The news today includes reports about former Jimmy Carter’s plans to meet with Hamas leaders over objections from the Administration and even his own party.
In an article by Calvin Woodward of the Associated Press, the former president’s response was, “I think that it’s very important that at least someone meet with the Hamas leaders to express their views, to ascertain what flexibility they have, to try to induce them to stop all attacks against innocent civilians in Israel and to cooperate with the Fatah as a group that unites the Palestinians, maybe to get them to agree to a cease-fire – things of this kind”
Now, I’m obviously not Jimmy Carter’s President, party leader, or God. I’m not smart enough to know whether his actions will do any good. I’m also not suggesting that any government does not have a responsibility to use force if necessary to protect its own borders and the security of its citizens. But my hunch is that Jimmy Carter’s faith is motivating him to try and be a peacemaker instead of bowing to the ultimately unsolvable problems of the Middle East and world.
As we try to think this through for ourselves, see if this makes sense to you. According to the prophets of Scripture, the ultimately unsolvable problems of the world affect not only the Middle East but all nations. The conflict in the Middle East is actually God’s showcase and national object lesson for the problems of a whole world that has turned it’s back on God.

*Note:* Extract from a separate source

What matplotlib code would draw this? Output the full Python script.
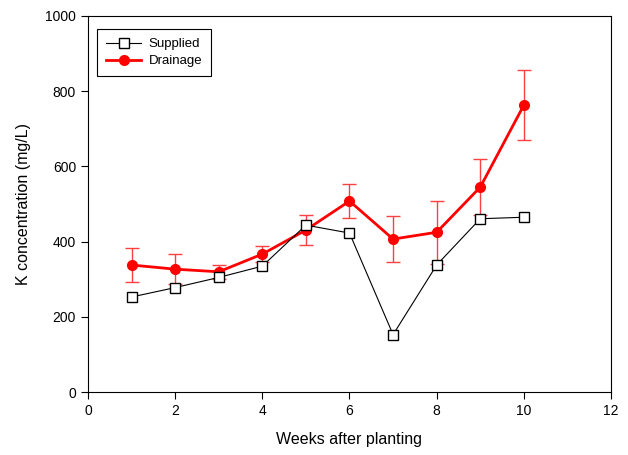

So if that’s true, are we assuming that no one should be naïve enough to think that peace– without the heavy-handed military options of war– is possible in the Middle East prior to the return of Christ? Are we also saying that there is no need for peacemakers who will try to show concern for both parties in the conflicts of our lives? Are we saying that there is no need to love our enemies, seek racial reconciliation, justice in poverty, or wise management of resources because all of these problems will be with us until Jesus comes? Are we thinking that real peacemakers won’t run the risk of being both loved and hated by both sides?